The committee meeting was largely a gathering of old pros, contrasting with the more youthful convention in Miami Beach. It gave Tom Eagleton such an enthusiastic reception that he looked like a winner rather than a man bumped from the ticket because of his past mental-depression treatments. Yet there was an almost solid show of unity behind Shriver on the committee roll call. He got all of the 3,016 votes except Missouri's 73, which went sympathetically to Eagleton, and four in Oregon that went to former Senator Wayne Morse, who is seeking a comeback there this year. In introducing Shriver, McGovern's speech hit only one high point. He drew a standing ovation as he ridiculed charges that he is too radical. "What is right has always been called radical," he said, "by those with a stake in things that are wrong."
Shriver quickly made many people wonder why he had not been the first choice all along. He bounced into the hall, smiling, laughing, pumping hands. He introduced his 90-year-old mother, interrupted his speech (written with the help of two former Kennedy aides (Mike Novak and Adam Walinsky) to direct attention to "my brother-in-law. Ted Kennedy, sitting there with that pensive look. What is he thinking about?" Surprised, Kennedy looked uncomfortable. Said Shriver: "I am not embarrassed to be George McGovern's seventh choice for Vice President. We Democrats may be short of money; we're not short of talent. Pity Mr. Nixon --his first and only choice was Spiro Agnew." Contending that America was suffering from "a famine of the spirit," and that the Nixon Administration lacks "compassion," Shriver ended on an unusual note. He urged that "we harness for God the energies of love." To do so, he said, would mean that "for the second time in the history of the world, man will have discovered fire."
A few days later, Shriver ignited his first political fire by saying he had stayed on as Ambassador to France under Nixon only because he thought Nixon was going to pursue peace in Viet Nam the way Dwight Eisenhower had in Korea. When the Paris peace talks began in 1969, Shriver claimed, "Nixon had peace handed to him literally in his lap--but he blew it." If Nixon had then offered terms anywhere near as lenient as those he has recently offered, Shriver contends, they would have been readily accepted by the North Vietnamese. Instead, he pushed his Vietnamization policy, which accented a military solution that has not yet brought peace. In angry riposte, Secretary of State William Rogers termed Shriver's claim a "political fantasy" and declared that if Shriver saw such an opportunity to end the war he was "miraculously quiet about it" at the time.

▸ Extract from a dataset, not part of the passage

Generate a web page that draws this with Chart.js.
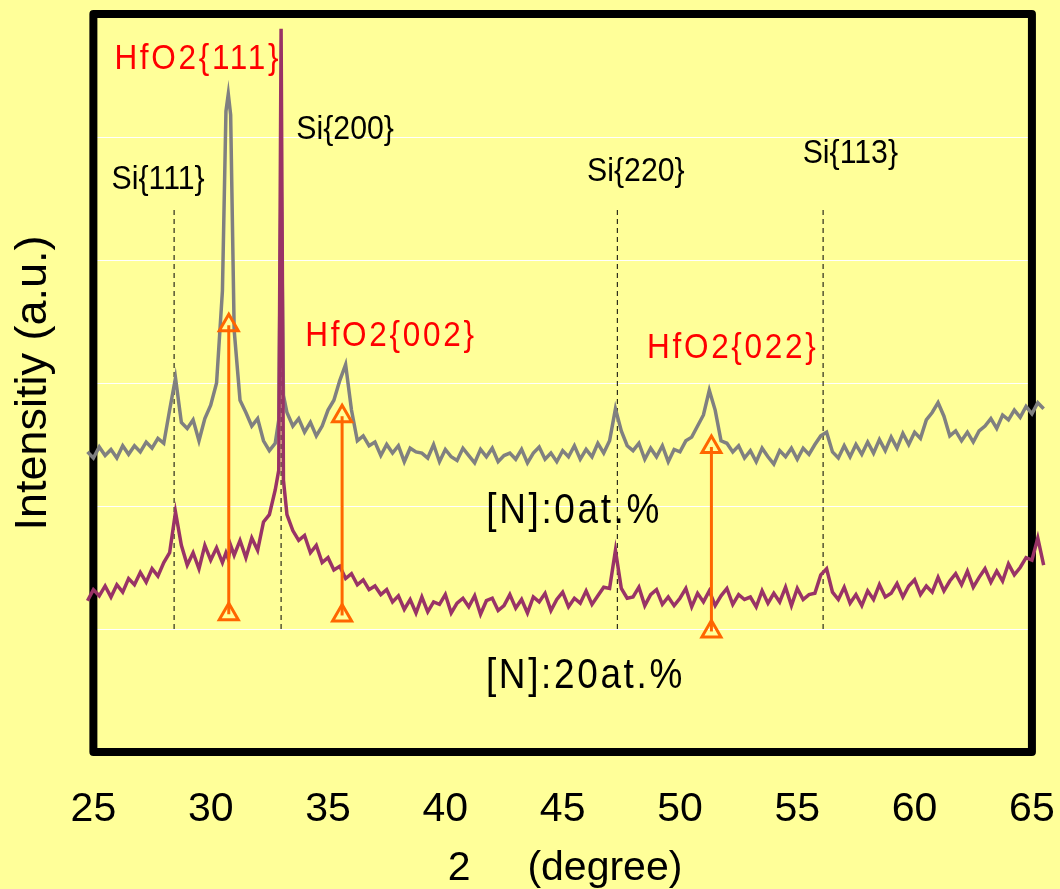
<!DOCTYPE html>
<html>
<head>
<meta charset="utf-8">
<script src="https://cdn.jsdelivr.net/npm/chart.js@4/dist/chart.umd.min.js"></script>
<style>
  html, body { margin: 0; padding: 0; background: #FFFF99; }
  #c { display: block; }
</style>
</head>
<body>
<canvas id="c" width="1060" height="889"></canvas>
<script>
// ---- data (2θ in degrees, intensity in arbitrary units) ----
const angles = [
  24.75,
  25, 25.25, 25.5, 25.75,
  26, 26.25, 26.5, 26.75,
  27, 27.25, 27.5, 27.75,
  28, 28.25, 28.5, 28.75,
  29, 29.25, 29.5, 29.75,
  30, 30.25, 30.5, 30.65, 30.75, 30.85,
  31, 31.25, 31.5, 31.75,
  32, 32.25, 32.5, 32.75, 32.9,
  33, 33.1, 33.25, 33.5, 33.75,
  34, 34.25, 34.5, 34.75,
  35, 35.25, 35.5, 35.75,
  36, 36.25, 36.5, 36.75,
  37, 37.25, 37.5, 37.75,
  38, 38.25, 38.5, 38.75,
  39, 39.25, 39.5, 39.75,
  40, 40.25, 40.5, 40.75,
  41, 41.25, 41.5, 41.75,
  42, 42.25, 42.5, 42.75,
  43, 43.25, 43.5, 43.75,
  44, 44.25, 44.5, 44.75,
  45, 45.25, 45.5, 45.75,
  46, 46.25, 46.5, 46.75,
  47, 47.25, 47.5, 47.75,
  48, 48.25, 48.5, 48.75,
  49, 49.25, 49.5, 49.75,
  50, 50.25, 50.5, 50.75,
  51, 51.25, 51.5, 51.75,
  52, 52.25, 52.5, 52.75,
  53, 53.25, 53.5, 53.75,
  54, 54.25, 54.5, 54.75,
  55, 55.25, 55.5, 55.75,
  56, 56.25, 56.5, 56.75,
  57, 57.25, 57.5, 57.75,
  58, 58.25, 58.5, 58.75,
  59, 59.25, 59.5, 59.75,
  60, 60.25, 60.5, 60.75,
  61, 61.25, 61.5, 61.75,
  62, 62.25, 62.5, 62.75,
  63, 63.25, 63.5, 63.75,
  64, 64.25, 64.5, 64.75,
  65, 65.25, 65.5
];

// [N]:0at.%  (grey curve)
const grayCounts = [
  244,
  239, 248, 241, 246,
  239, 249, 242, 249,
  244, 252, 247, 255,
  251, 278, 304, 268,
  263, 270, 253, 271,
  282, 300, 375, 521, 535, 518,
  343, 286, 276, 265,
  271, 253, 245, 251, 270,
  471, 290, 276, 265, 271,
  260, 268, 257, 265,
  278, 286, 302, 315,
  278, 253, 257, 249,
  252, 241, 250, 243,
  249, 236, 247, 244,
  243, 239, 250, 236,
  246, 240, 237, 247,
  241, 235, 246, 240,
  247, 236, 241, 243,
  238, 246, 235, 243,
  248, 238, 243, 236,
  245, 240, 249, 238,
  246, 240, 251, 243,
  253, 279, 261, 249,
  245, 251, 238, 247,
  240, 249, 236, 246,
  244, 253, 256, 265,
  274, 294, 278, 253,
  251, 244, 249, 239,
  245, 236, 247, 240,
  234, 245, 240, 247,
  238, 247, 242, 250,
  257, 260, 244, 239,
  249, 240, 250, 242,
  252, 243, 254, 245,
  256, 247, 259, 250,
  260, 255, 270, 276,
  284, 273, 257, 261,
  253, 260, 252, 261,
  265, 271, 263, 274,
  270, 278, 272, 281,
  275, 284, 279
];

// [N]:20at.%  (plum curve)
const magentaCounts = [
  123,
  132, 127, 135, 126,
  136, 130, 141, 136,
  146, 138, 149, 143,
  154, 162, 195, 168,
  152, 162, 149, 168,
  156, 166, 154, 162, 157, 168,
  160, 172, 158, 174,
  164, 187, 193, 213, 229,
  588, 221, 193, 180, 172,
  176, 162, 168, 154,
  158, 148, 151, 141,
  145, 136, 140, 132,
  135, 128, 132, 122,
  127, 116, 124, 113,
  126, 114, 122, 120,
  128, 113, 121, 125,
  118, 127, 112, 123,
  125, 115, 119, 128,
  117, 124, 113, 126,
  122, 129, 115, 124,
  130, 118, 125, 121,
  131, 120, 127, 134,
  133, 164, 133, 125,
  126, 134, 119, 128,
  132, 120, 126, 119,
  125, 133, 118, 129,
  122, 131, 119, 127,
  133, 120, 128, 124,
  126, 118, 131, 121,
  129, 122, 134, 119,
  133, 124, 128, 129,
  144, 149, 130, 124,
  134, 121, 128, 119,
  131, 124, 136, 126,
  129, 137, 126, 135,
  140, 128, 135, 130,
  142, 131, 139, 145,
  136, 147, 134, 142,
  149, 138, 147, 139,
  153, 144, 150, 158,
  156, 174, 152
];

const xTicks = [25, 30, 35, 40, 45, 50, 55, 60, 65];

// Si reference reflections (dashed markers)
const siAngles = [28.44, 33.0, 47.33, 56.1];
const siLabels = ['Si{111}', 'Si{200}', 'Si{220}', 'Si{113}'];
const siMarkerRange = [100, 442];

// HfO2 reflections (orange arrows)
const hfAngles = [30.77, 35.6, 51.34];
const hfLabels = ['HfO2{111}', 'HfO2{002}', 'HfO2{022}'];
const hfTop = [347, 273, 248];
const hfBottom = [112, 111, 98];

const sampleLabels = ['[N]:0at.%', '[N]:20at.%'];

// ---- text annotation placement (data coordinates) & styles ----
const textAnnotations = [
  { text: siLabels[0], x: 27.76, y: 458, color: '#000000', size: 34, sx: 0.89, ls: 0 },
  { text: siLabels[1], x: 35.73, y: 498, color: '#000000', size: 34, sx: 0.89, ls: 0 },
  { text: siLabels[2], x: 48.12, y: 464, color: '#000000', size: 34, sx: 0.89, ls: 0 },
  { text: siLabels[3], x: 57.26, y: 479, color: '#000000', size: 34, sx: 0.89, ls: 0 },
  { text: hfLabels[0], x: 29.45, y: 555, color: '#FF0000', size: 35, sx: 0.9, ls: 3 },
  { text: hfLabels[1], x: 37.68, y: 330, color: '#FF0000', size: 35, sx: 0.9, ls: 3 },
  { text: hfLabels[2], x: 52.25, y: 320, color: '#FF0000', size: 35, sx: 0.9, ls: 3 },
  { text: sampleLabels[0], x: 45.49, y: 186, color: '#000000', size: 42, sx: 0.88, ls: 3 },
  { text: sampleLabels[1], x: 45.97, y: 52, color: '#000000', size: 42, sx: 0.88, ls: 3 }
];

const FONT = "'Liberation Sans', Arial, sans-serif";
Chart.defaults.font.family = FONT;
Chart.defaults.color = '#000000';

const datasets = [];
datasets.push({
  label: sampleLabels[0],
  data: angles.map((a, i) => ({ x: a, y: grayCounts[i] })),
  borderColor: '#808080', borderWidth: 3.5, pointRadius: 0, tension: 0, order: 3
});
datasets.push({
  label: sampleLabels[1],
  data: angles.map((a, i) => ({ x: a, y: magentaCounts[i] })),
  borderColor: '#993366', borderWidth: 3.5, pointRadius: 0, tension: 0, order: 2
});
siAngles.forEach((a, i) => {
  datasets.push({
    label: siLabels[i],
    data: [{ x: a, y: siMarkerRange[0] }, { x: a, y: siMarkerRange[1] }],
    borderColor: '#000000', borderWidth: 1, borderDash: [5, 4], pointRadius: 0, order: 4
  });
});
hfAngles.forEach((a, i) => {
  datasets.push({
    label: hfLabels[i],
    data: [{ x: a, y: hfBottom[i] }, { x: a, y: hfTop[i] }],
    borderColor: '#FF6600', borderWidth: 3,
    pointStyle: 'triangle', pointRadius: 11, pointBorderWidth: 3,
    pointBorderColor: '#FF6600', pointBackgroundColor: 'rgba(0,0,0,0)', order: 1
  });
});

const bgPlugin = {
  id: 'bg',
  beforeDraw(chart) {
    const ctx = chart.ctx;
    ctx.save();
    ctx.fillStyle = '#FFFF99';
    ctx.fillRect(0, 0, chart.width, chart.height);
    ctx.restore();
  }
};

// white gridlines limited to the framed plot box, then the thick black frame
const framePlugin = {
  id: 'frame',
  beforeDatasetsDraw(chart) {
    const { ctx, scales: { x, y } } = chart;
    const l = x.getPixelForValue(xTicks[0]);
    const r = x.getPixelForValue(xTicks[xTicks.length - 1]);
    const t = y.getPixelForValue(y.max);
    const b = y.getPixelForValue(y.min);
    ctx.save();
    ctx.fillStyle = '#FFFFFF';
    y.ticks.forEach(tk => {
      if (tk.value <= y.min || tk.value >= y.max) return;
      const py = Math.round(y.getPixelForValue(tk.value));
      ctx.fillRect(Math.round(l), py, Math.round(r - l), 1);
    });
    ctx.strokeStyle = '#000000';
    ctx.lineWidth = 8;
    ctx.lineJoin = 'round';
    ctx.strokeRect(l, t, r - l, b - t);
    ctx.restore();
  }
};

const textPlugin = {
  id: 'texts',
  afterDatasetsDraw(chart) {
    const { ctx, scales: { x, y } } = chart;
    textAnnotations.forEach(t => {
      ctx.save();
      ctx.translate(x.getPixelForValue(t.x), y.getPixelForValue(t.y));
      ctx.scale(t.sx, 1);
      ctx.font = t.size + 'px ' + FONT;
      if ('letterSpacing' in ctx) ctx.letterSpacing = t.ls + 'px';
      ctx.fillStyle = t.color;
      ctx.textAlign = 'center';
      ctx.textBaseline = 'alphabetic';
      ctx.fillText(t.text, 0, 0);
      ctx.restore();
    });
  }
};

new Chart(document.getElementById('c'), {
  type: 'line',
  data: { datasets },
  options: {
    responsive: false,
    devicePixelRatio: 1,
    animation: false,
    events: [],
    layout: { padding: { left: 3, top: 13, right: 10, bottom: 0 } },
    plugins: { legend: { display: false }, tooltip: { enabled: false } },
    scales: {
      x: {
        type: 'linear',
        min: 24.6,
        max: 65.6,
        afterBuildTicks(scale) { scale.ticks = xTicks.map(v => ({ value: v })); },
        grid: { display: false, drawTicks: false },
        border: { display: false },
        ticks: {
          autoSkip: false, maxRotation: 0, padding: 0,
          color: '#000000', font: { size: 41, lineHeight: '116px' }
        },
        title: {
          display: true, text: '2     (degree)', color: '#000000',
          font: { size: 41, lineHeight: 1.0 },
          padding: { top: -20, bottom: 0 }
        }
      },
      y: {
        type: 'linear',
        min: 0,
        max: 600,
        ticks: { display: false, stepSize: 100 },
        grid: { display: false, drawTicks: false },
        border: { display: false },
        title: {
          display: true, text: 'Intensitiy (a.u.)', color: '#000000',
          font: { size: 45 },
          padding: { top: 4, bottom: 23 }
        }
      }
    }
  },
  plugins: [bgPlugin, framePlugin, textPlugin]
});
</script>
</body>
</html>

The war was also on McGovern's mind and on the minds of many of his well-wishers as he campaigned last week. Getting back to New Hampshire lifted his spirits. He toured the J.F. McElwain Shoe Co. "My God," one worker observed, "they all shake hands in the primaries and then you never see them again. I think he is the first man who ever came back." McGovern repeatedly asked the shoemakers what they would want most of him if elected. "Get our boys back," said one. "Stop importing shoes," said another. "Take care of our own people instead of helping people abroad," said a third.

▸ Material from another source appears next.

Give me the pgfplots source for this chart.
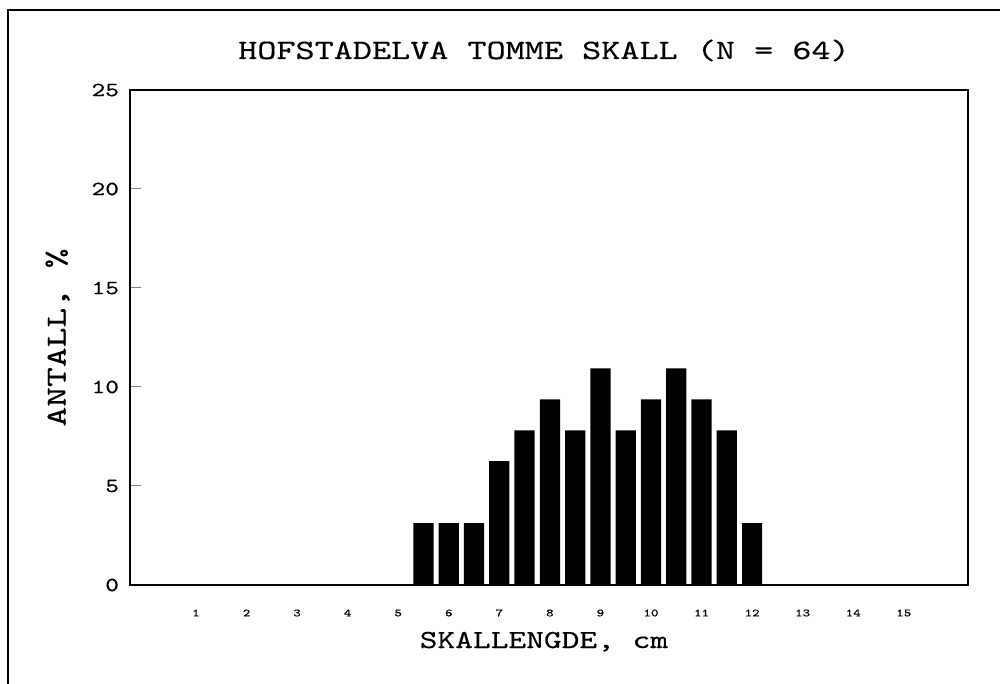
\documentclass[border=0pt]{standalone}
\usepackage{pgfplots}
\pgfplotsset{compat=1.18}
\usepackage{fontspec}
\newfontfamily\cour{lmmono10-regular}[Extension=.otf, FakeStretch=1.3, FakeBold=0.4]
\begin{document}
\begin{tikzpicture}
\path[use as bounding box] (-65pt,-49.5pt) rectangle (435pt,292.5pt);
\draw[line width=0.8pt] (-61pt,-49.5pt) -- (-61pt,287.5pt) -- (435pt,287.5pt);
\begin{axis}[
  at={(0,0)}, anchor=south west,
  scale only axis,
  width=419pt, height=247.5pt,
  xmin=-0.305, xmax=16.27,
  ymin=0, ymax=25,
  axis line style={line width=1pt},
  ytick={0,5,10,15,20,25},
  xtick={1,2,...,15},
  tick align=inside,
  ytick pos=left,
  xtick pos=bottom,
  major tick length=5.5pt,
  x tick style={draw=none},
  y tick style={line width=0.5pt},
  /pgf/number format/assume math mode=true,
  yticklabel style={font=\cour\fontsize{10}{12}\selectfont, xshift=-2pt},
  xticklabel style={font=\cour\fontsize{5.5}{6}\selectfont, anchor=center, yshift=-8.5pt},
  title={HOFSTADELVA TOMME SKALL (N = 64)},
  title style={font=\cour\fontsize{14}{16}\selectfont, at={(0.494,1)}, anchor=base, yshift=9.5pt},
  xlabel={SKALLENGDE, cm},
  xlabel style={font=\cour\fontsize{13}{15}\selectfont, at={(axis description cs:0.494,0)}, anchor=base, yshift=-31.5pt},
  ylabel={ANTALL, \%},
  ylabel style={font=\cour\fontsize{14.5}{16}\selectfont, at={(axis description cs:-0.0865,0.5)}, anchor=center, rotate=0},
  ybar, bar width=0.4,
]
\addplot[fill=black, draw=none] coordinates {
 (5.5,3.125) (6.0,3.125) (6.5,3.125) (7.0,6.25) (7.5,7.8125) (8.0,9.375)
 (8.5,7.8125) (9.0,10.9375) (9.5,7.8125) (10.0,9.375) (10.5,10.9375)
 (11.0,9.375) (11.5,7.8125) (12.0,3.125)
};
\end{axis}
\end{tikzpicture}
\end{document}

Marvelous. Mostly McGovern listened. Shown a front-page editorial in the Manchester Union Leader in which its archconservative publisher, William Loeb, said McGovern had "neither the mentality nor the stature to be even a minor legislator in a small state," McGovern noted that the picture was flattering and his name was spelled right. He blithely called it "marvelous free publicity." Asked about the announcement that former Secretary of the Treasury John Connally had formed a Democrats for Nixon organization, McGovern said snappishly: "Does it really surprise anybody that those Texas oil billionaires are for Nixon?" He plans to reveal soon his own committee of Republicans for McGovern. Some women even screamed as McGovern walked through headquarters of the Aetna Insurance Co. in Hartford, Conn., and the candidate looked elated.
On McGovern's visit to Providence, some 4,000 highly enthusiastic residents jammed Westminster Mall, especially cheering his attacks on the continuing war. In New York, McGovern held a press conference to announce that former Mayor Robert Wagner would be his state campaign chairman. Amid all the activity, he wrote Nixon that he would not personally take up the President's offer of foreign policy briefings, but designated as his stand-in Adviser Paul Warnke, who served as an Assistant Secretary of Defense in the Johnson Administration.
Repeatedly last week McGovern expressed his pleasure that the campaign was returning to issues instead of focusing on personalities. Yet there is increasing evidence that the Nixon-McGovern personality differences might be McGovern's best asset (see TIME Citizens' Panel, page 14). Contends Richard Scammon, a top Washington expert on the electorate: "The best thing that George McGovern has going for him is that he ain't Richard Nixon. He had better stick with that." But there are mystifying crosscurrents moving at this stage of the campaign. Even as a Harris poll was showing that the Eagleton affair had sent McGovern to a miserable 34% rating behind Nixon's 57% in voter preference, a Gallup poll disclosed that 53% of Americans believe that the Democratic Party can handle the problems that most concern them better than the Republicans. The reverse was true when Humphrey began his campaign against Nixon in 1968; yet Humphrey very nearly won as Nixon's once commanding lead evaporated down the home stretch.